The Wall Street Journal reported Monday that Foxconn Technology Group is once again enlisting new factory workers for its Chinese assembly lines following a hiring freeze after the holiday season. The move is viewed as a good indication that Apple will be ramping up production of the next iPhone soon, with the Taiwanese company reportedly adding 10,000 workers per week in its Zhengzhou location alone over the last several weeks. We have been very busy recently as we will start mass-producing the new iPhone soon," a Foxconn executive remarked. The Zhengzhou factory alone employed roughly 300,000 people last year alone.
Google released version 1.3 of its official YouTube app for iOS on Monday, finally adding the ability to watch live streams on the iPhone, iPod touch or iPad. The update also brings faster access to the latest uploads in the "My Subscriptions" feed, the ability to queue up videos for TV playback, "One Channel" branding for the company's original content channels and the usual battery of stability and performance improvements. YouTube 1.3 is a universal app now available on the App Store.
The Verge reported Monday that Microsoft also intends to throw its hat into the "touch-enabled smart watch" market, with sources telling The Wall Street Journal that Redmond has already enlisted Asian suppliers for component shipments. With Apple, Samsung, Google and actual watch markers already rumored to also throw their hat into the ring, it's getting easier to name which companies won't be making a smart watch. However, the report notes that Microsoft has been down this road before with SPOT, a 2004 effort that crashed and burned four years later.
The saga of Apple removing AppGratis from the App Store appears to be far from over, with the company launching a page on its website enlisting its more than 12 million users around the globe to rally behind the company's efforts to get the app discovery service restored. "Today we believe it's you, Apple's customers, who should have the final word," the page reads. "Today, you can speak up. Tell Apple that you think different." The website encourages AppGratis fans to participate with emails or tweets, with nearly 800,000 thus far voicing their support at this writing.

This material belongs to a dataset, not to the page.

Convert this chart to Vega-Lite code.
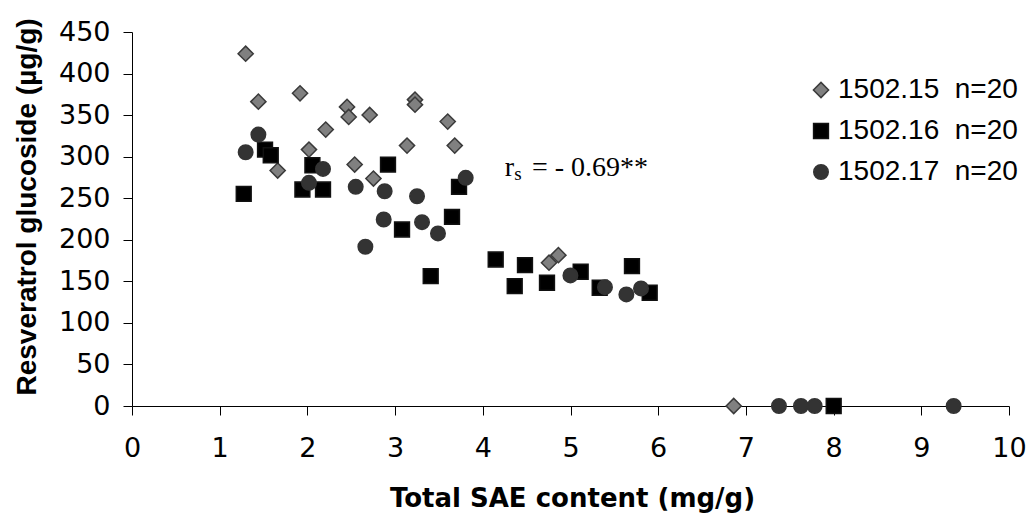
{
  "$schema": "https://vega.github.io/schema/vega-lite/v6.json",
  "autosize": {"type": "none"},
  "padding": {"left": 132, "top": 32, "right": 17, "bottom": 112},
  "width": 877,
  "height": 374,
  "background": "white",
  "config": {
    "view": {"stroke": null},
    "axis": {"grid": false, "domainColor": "black", "tickColor": "black", "labelColor": "black", "titleColor": "black", "domainWidth": 1, "tickWidth": 1},
    "legend": {"orient": "none", "legendX": 675, "legendY": 44, "title": null, "padding": 0, "labelFont": "Liberation Sans", "labelFontSize": 28, "labelColor": "black", "labelOffset": 3, "rowPadding": 13, "labelLimit": 400}
  },
  "layer": [
    {
      "data": {"values": [
        {"s": "1502.15", "x": 1.296, "y": 423.9},
        {"s": "1502.15", "x": 1.441, "y": 366.2},
        {"s": "1502.15", "x": 1.916, "y": 376.2},
        {"s": "1502.15", "x": 2.452, "y": 359.9},
        {"s": "1502.15", "x": 2.471, "y": 347.8},
        {"s": "1502.15", "x": 2.209, "y": 332.6},
        {"s": "1502.15", "x": 2.018, "y": 308.5},
        {"s": "1502.15", "x": 1.661, "y": 283.3},
        {"s": "1502.15", "x": 2.71, "y": 350.2},
        {"s": "1502.15", "x": 3.227, "y": 368.6},
        {"s": "1502.15", "x": 3.227, "y": 362.6},
        {"s": "1502.15", "x": 3.6, "y": 342.2},
        {"s": "1502.15", "x": 3.136, "y": 313.3},
        {"s": "1502.15", "x": 3.68, "y": 313.3},
        {"s": "1502.15", "x": 2.539, "y": 290.5},
        {"s": "1502.15", "x": 2.753, "y": 273.7},
        {"s": "1502.15", "x": 4.755, "y": 172.4},
        {"s": "1502.15", "x": 4.862, "y": 181.5},
        {"s": "1502.15", "x": 6.861, "y": 0},
        {"s": "1502.16", "x": 1.274, "y": 255.3},
        {"s": "1502.16", "x": 1.517, "y": 308.5},
        {"s": "1502.16", "x": 1.582, "y": 301.7},
        {"s": "1502.16", "x": 2.057, "y": 289.7},
        {"s": "1502.16", "x": 1.943, "y": 260.5},
        {"s": "1502.16", "x": 2.178, "y": 260.5},
        {"s": "1502.16", "x": 2.919, "y": 290.5},
        {"s": "1502.16", "x": 3.729, "y": 263.7},
        {"s": "1502.16", "x": 3.649, "y": 227.6},
        {"s": "1502.16", "x": 3.079, "y": 212.4},
        {"s": "1502.16", "x": 3.406, "y": 156.3},
        {"s": "1502.16", "x": 4.147, "y": 176.3},
        {"s": "1502.16", "x": 4.481, "y": 169.5},
        {"s": "1502.16", "x": 4.364, "y": 144.2},
        {"s": "1502.16", "x": 4.732, "y": 148.3},
        {"s": "1502.16", "x": 5.116, "y": 161.5},
        {"s": "1502.16", "x": 5.701, "y": 168.3},
        {"s": "1502.16", "x": 5.333, "y": 142.3},
        {"s": "1502.16", "x": 5.903, "y": 136.3},
        {"s": "1502.16", "x": 8.001, "y": 0},
        {"s": "1502.17", "x": 1.441, "y": 326.6},
        {"s": "1502.17", "x": 1.296, "y": 305.3},
        {"s": "1502.17", "x": 2.178, "y": 285.3},
        {"s": "1502.17", "x": 2.018, "y": 268.5},
        {"s": "1502.17", "x": 2.551, "y": 263.7},
        {"s": "1502.17", "x": 2.881, "y": 258.4},
        {"s": "1502.17", "x": 3.25, "y": 252.4},
        {"s": "1502.17", "x": 3.805, "y": 274.5},
        {"s": "1502.17", "x": 2.87, "y": 224.4},
        {"s": "1502.17", "x": 3.307, "y": 221.2},
        {"s": "1502.17", "x": 3.489, "y": 207.6},
        {"s": "1502.17", "x": 2.661, "y": 191.6},
        {"s": "1502.17", "x": 4.999, "y": 157.1},
        {"s": "1502.17", "x": 5.393, "y": 143.0},
        {"s": "1502.17", "x": 5.637, "y": 134.3},
        {"s": "1502.17", "x": 5.804, "y": 141.5},
        {"s": "1502.17", "x": 7.377, "y": 0},
        {"s": "1502.17", "x": 7.628, "y": 0},
        {"s": "1502.17", "x": 7.784, "y": 0},
        {"s": "1502.17", "x": 9.369, "y": 0}
      ]},
      "mark": {"type": "point", "filled": true, "opacity": 1, "strokeWidth": 1.5, "strokeOpacity": 1},
      "encoding": {
        "x": {
          "field": "x", "type": "quantitative",
          "scale": {"domain": [0, 10], "nice": false, "zero": false},
          "axis": {
            "values": [0, 1, 2, 3, 4, 5, 6, 7, 8, 9, 10],
            "format": "d",
            "tickSize": 9,
            "labelFont": "DejaVu Sans", "labelFontSize": 27, "labelPadding": 20,
            "labelFlush": false, "labelOverlap": false,
            "title": "Total SAE content (mg/g)",
            "titleFont": "DejaVu Sans", "titleFontSize": 26, "titleFontWeight": "bold",
            "titleBaseline": "alphabetic", "titleY": 100, "titleX": 440
          }
        },
        "y": {
          "field": "y", "type": "quantitative",
          "scale": {"domain": [0, 450], "nice": false, "zero": true},
          "axis": {
            "values": [0, 50, 100, 150, 200, 250, 300, 350, 400, 450],
            "tickSize": 9,
            "labelFont": "DejaVu Sans", "labelFontSize": 27, "labelPadding": 13,
            "labelFlush": false, "labelOverlap": false,
            "title": "Resveratrol glucoside (µg/g)",
            "titleFont": "Liberation Sans", "titleFontSize": 28, "titleFontWeight": "bold",
            "titleAngle": 270, "titleAlign": "left", "titleBaseline": "alphabetic",
            "titleX": -97, "titleY": 363
          }
        },
        "shape": {"field": "s", "type": "nominal", "scale": {"domain": ["1502.15", "1502.16", "1502.17"], "range": ["diamond", "square", "circle"]}, "legend": {"labelExpr": "datum.label + '\u00a0\u00a0n=20'"}},
        "fill": {"field": "s", "type": "nominal", "scale": {"domain": ["1502.15", "1502.16", "1502.17"], "range": ["#808080", "#000000", "#333333"]}, "legend": {"labelExpr": "datum.label + '\u00a0\u00a0n=20'"}},
        "stroke": {"field": "s", "type": "nominal", "scale": {"domain": ["1502.15", "1502.16", "1502.17"], "range": ["#3a3a3a", "#111111", "#333333"]}, "legend": {"labelExpr": "datum.label + '\u00a0\u00a0n=20'"}},
        "size": {"field": "s", "type": "nominal", "scale": {"domain": ["1502.15", "1502.16", "1502.17"], "range": [230, 210, 170]}, "legend": {"labelExpr": "datum.label + '\u00a0\u00a0n=20'"}}
      }
    },
    {
      "data": {"values": [{"t": "r", "x": 4.25, "y": 277.3}]},
      "mark": {"type": "text", "font": "Liberation Serif", "fontSize": 28, "align": "left", "baseline": "alphabetic", "color": "black"},
      "encoding": {"x": {"field": "x", "type": "quantitative"}, "y": {"field": "y", "type": "quantitative"}, "text": {"field": "t"}}
    },
    {
      "data": {"values": [{"t": "s", "x": 4.36, "y": 272.5}]},
      "mark": {"type": "text", "font": "Liberation Serif", "fontSize": 19, "align": "left", "baseline": "alphabetic", "color": "black"},
      "encoding": {"x": {"field": "x", "type": "quantitative"}, "y": {"field": "y", "type": "quantitative"}, "text": {"field": "t"}}
    },
    {
      "data": {"values": [{"t": "= - 0.69**", "x": 4.56, "y": 277.3}]},
      "mark": {"type": "text", "font": "Liberation Serif", "fontSize": 28, "align": "left", "baseline": "alphabetic", "color": "black"},
      "encoding": {"x": {"field": "x", "type": "quantitative"}, "y": {"field": "y", "type": "quantitative"}, "text": {"field": "t"}}
    }
  ]
}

Clock, weather and RSS feed reader apps have been done to death on the App Store, but how many developers actually bring all three into one title? That's exactly what Clock Weather News does, featuring a retro flip clock design with localized weather images and yes, the ability to scroll headlines using a Google Reader-powered RSS feed -- but fear not, the developer already has an update ready to replace this functionality when Google pulls the plug in July. The best news is that the app is free, although users have the option to remove iAds from the bottom of the screen with a one-time in-app purchase of 99 cents, which also adds an alarm clock capable of waking users up to their favorite songs.